**DIRECTION:** Images should be left out, and everything else in the listing reproduced exactly.

**SOURCE DATA:**
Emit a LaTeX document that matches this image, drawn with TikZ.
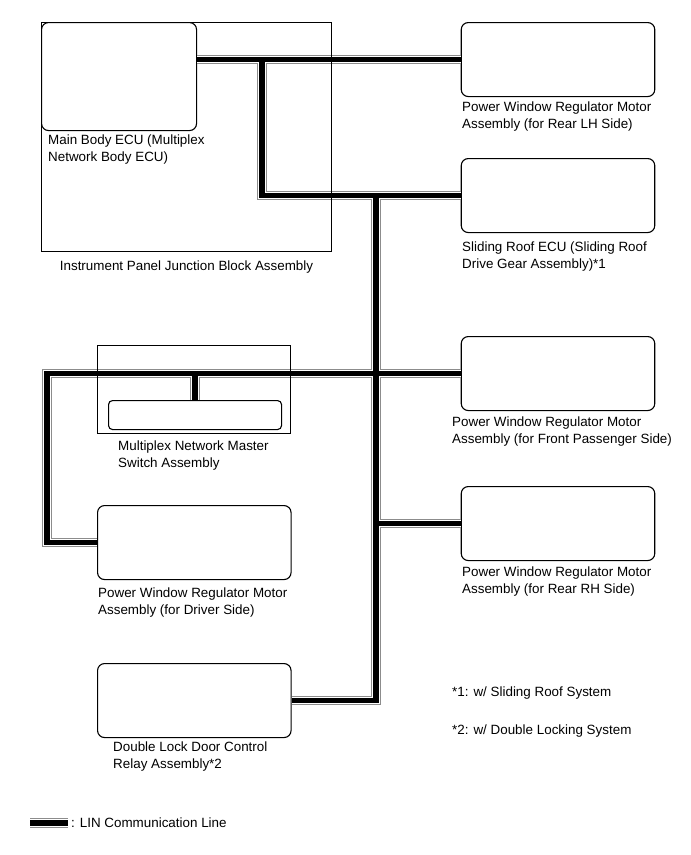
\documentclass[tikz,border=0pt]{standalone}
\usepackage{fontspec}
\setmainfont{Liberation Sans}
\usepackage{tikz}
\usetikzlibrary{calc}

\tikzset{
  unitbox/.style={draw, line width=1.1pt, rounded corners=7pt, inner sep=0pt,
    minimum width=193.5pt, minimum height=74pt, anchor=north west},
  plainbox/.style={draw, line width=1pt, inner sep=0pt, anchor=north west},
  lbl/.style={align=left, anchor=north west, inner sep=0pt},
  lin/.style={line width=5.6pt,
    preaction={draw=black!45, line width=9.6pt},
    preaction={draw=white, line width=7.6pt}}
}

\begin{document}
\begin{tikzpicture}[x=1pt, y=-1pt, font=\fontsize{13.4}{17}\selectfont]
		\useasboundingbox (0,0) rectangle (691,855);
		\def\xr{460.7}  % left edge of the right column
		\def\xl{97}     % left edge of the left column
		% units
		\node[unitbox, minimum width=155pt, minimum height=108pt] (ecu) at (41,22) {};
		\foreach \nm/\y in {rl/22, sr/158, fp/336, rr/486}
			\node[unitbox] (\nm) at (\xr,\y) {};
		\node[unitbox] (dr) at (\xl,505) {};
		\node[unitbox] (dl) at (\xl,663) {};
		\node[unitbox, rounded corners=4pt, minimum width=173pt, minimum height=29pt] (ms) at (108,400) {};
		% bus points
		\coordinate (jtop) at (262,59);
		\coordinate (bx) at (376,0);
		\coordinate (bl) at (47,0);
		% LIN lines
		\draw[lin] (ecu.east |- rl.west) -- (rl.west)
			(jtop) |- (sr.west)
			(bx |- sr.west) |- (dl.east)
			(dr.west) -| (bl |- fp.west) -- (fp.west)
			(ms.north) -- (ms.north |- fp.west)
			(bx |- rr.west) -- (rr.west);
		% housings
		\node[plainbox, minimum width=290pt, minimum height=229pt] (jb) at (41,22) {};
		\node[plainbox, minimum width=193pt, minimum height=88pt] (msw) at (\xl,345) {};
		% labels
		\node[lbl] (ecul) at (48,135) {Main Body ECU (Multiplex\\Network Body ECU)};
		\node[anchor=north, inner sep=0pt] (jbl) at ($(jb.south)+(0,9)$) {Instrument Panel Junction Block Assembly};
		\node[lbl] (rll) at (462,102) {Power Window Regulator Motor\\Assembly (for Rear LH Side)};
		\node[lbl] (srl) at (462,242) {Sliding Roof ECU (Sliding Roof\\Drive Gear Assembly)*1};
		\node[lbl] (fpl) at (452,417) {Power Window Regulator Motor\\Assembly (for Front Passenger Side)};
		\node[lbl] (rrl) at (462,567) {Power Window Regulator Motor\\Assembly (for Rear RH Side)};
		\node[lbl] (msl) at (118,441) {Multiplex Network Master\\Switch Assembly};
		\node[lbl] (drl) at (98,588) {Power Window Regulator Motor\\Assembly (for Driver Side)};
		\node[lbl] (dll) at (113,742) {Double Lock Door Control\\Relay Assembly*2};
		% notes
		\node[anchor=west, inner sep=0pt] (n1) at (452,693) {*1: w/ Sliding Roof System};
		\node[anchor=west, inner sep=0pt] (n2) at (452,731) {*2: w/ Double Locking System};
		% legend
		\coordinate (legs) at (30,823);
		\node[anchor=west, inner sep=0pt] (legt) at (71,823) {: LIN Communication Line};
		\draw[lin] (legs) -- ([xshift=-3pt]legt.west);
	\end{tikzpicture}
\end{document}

**WORKED ANSWER:**
Emit a LaTeX document that matches this image, drawn with TikZ.
\documentclass[tikz,border=0pt]{standalone}
\usepackage{fontspec}
\setmainfont{Liberation Sans}
\usepackage{tikz}
\usetikzlibrary{calc}

\tikzset{
  unitbox/.style={draw, line width=1.1pt, rounded corners=7pt, inner sep=0pt,
    minimum width=193.5pt, minimum height=74pt, anchor=north west},
  plainbox/.style={draw, line width=1pt, inner sep=0pt, anchor=north west},
  lbl/.style={align=left, anchor=north west, inner sep=0pt},
  lin/.style={line width=5.6pt,
    preaction={draw=black!45, line width=9.6pt},
    preaction={draw=white, line width=7.6pt}}
}

\begin{document}
\begin{tikzpicture}[x=1pt, y=-1pt, font=\fontsize{13.4}{17}\selectfont]
		\useasboundingbox (0,0) rectangle (691,855);
		\def\xr{460.7}  % left edge of the right column
		\def\xl{97}     % left edge of the left column
		% units
		\node[unitbox, minimum width=155pt, minimum height=108pt] (ecu) at (41,22) {};
		\foreach \nm/\y in {rl/22, sr/158, fp/336, rr/486}
			\node[unitbox] (\nm) at (\xr,\y) {};
		\node[unitbox] (dr) at (\xl,505) {};
		\node[unitbox] (dl) at (\xl,663) {};
		\node[unitbox, rounded corners=4pt, minimum width=173pt, minimum height=29pt] (ms) at (108,400) {};
		% bus points
		\coordinate (jtop) at (262,59);
		\coordinate (bx) at (376,0);
		\coordinate (bl) at (47,0);
		% LIN lines
		\draw[lin] (ecu.east |- rl.west) -- (rl.west)
			(jtop) |- (sr.west)
			(bx |- sr.west) |- (dl.east)
			(dr.west) -| (bl |- fp.west) -- (fp.west)
			(ms.north) -- (ms.north |- fp.west)
			(bx |- rr.west) -- (rr.west);
		% housings
		\node[plainbox, minimum width=290pt, minimum height=229pt] (jb) at (41,22) {};
		\node[plainbox, minimum width=193pt, minimum height=88pt] (msw) at (\xl,345) {};
		% labels
		\node[lbl] (ecul) at (48,135) {Main Body ECU (Multiplex\\Network Body ECU)};
		\node[anchor=north, inner sep=0pt] (jbl) at ($(jb.south)+(0,9)$) {Instrument Panel Junction Block Assembly};
		\node[lbl] (rll) at (462,102) {Power Window Regulator Motor\\Assembly (for Rear LH Side)};
		\node[lbl] (srl) at (462,242) {Sliding Roof ECU (Sliding Roof\\Drive Gear Assembly)*1};
		\node[lbl] (fpl) at (452,417) {Power Window Regulator Motor\\Assembly (for Front Passenger Side)};
		\node[lbl] (rrl) at (462,567) {Power Window Regulator Motor\\Assembly (for Rear RH Side)};
		\node[lbl] (msl) at (118,441) {Multiplex Network Master\\Switch Assembly};
		\node[lbl] (drl) at (98,588) {Power Window Regulator Motor\\Assembly (for Driver Side)};
		\node[lbl] (dll) at (113,742) {Double Lock Door Control\\Relay Assembly*2};
		% notes
		\node[anchor=west, inner sep=0pt] (n1) at (452,693) {*1: w/ Sliding Roof System};
		\node[anchor=west, inner sep=0pt] (n2) at (452,731) {*2: w/ Double Locking System};
		% legend
		\coordinate (legs) at (30,823);
		\node[anchor=west, inner sep=0pt] (legt) at (71,823) {: LIN Communication Line};
		\draw[lin] (legs) -- ([xshift=-3pt]legt.west);
	\end{tikzpicture}
\end{document}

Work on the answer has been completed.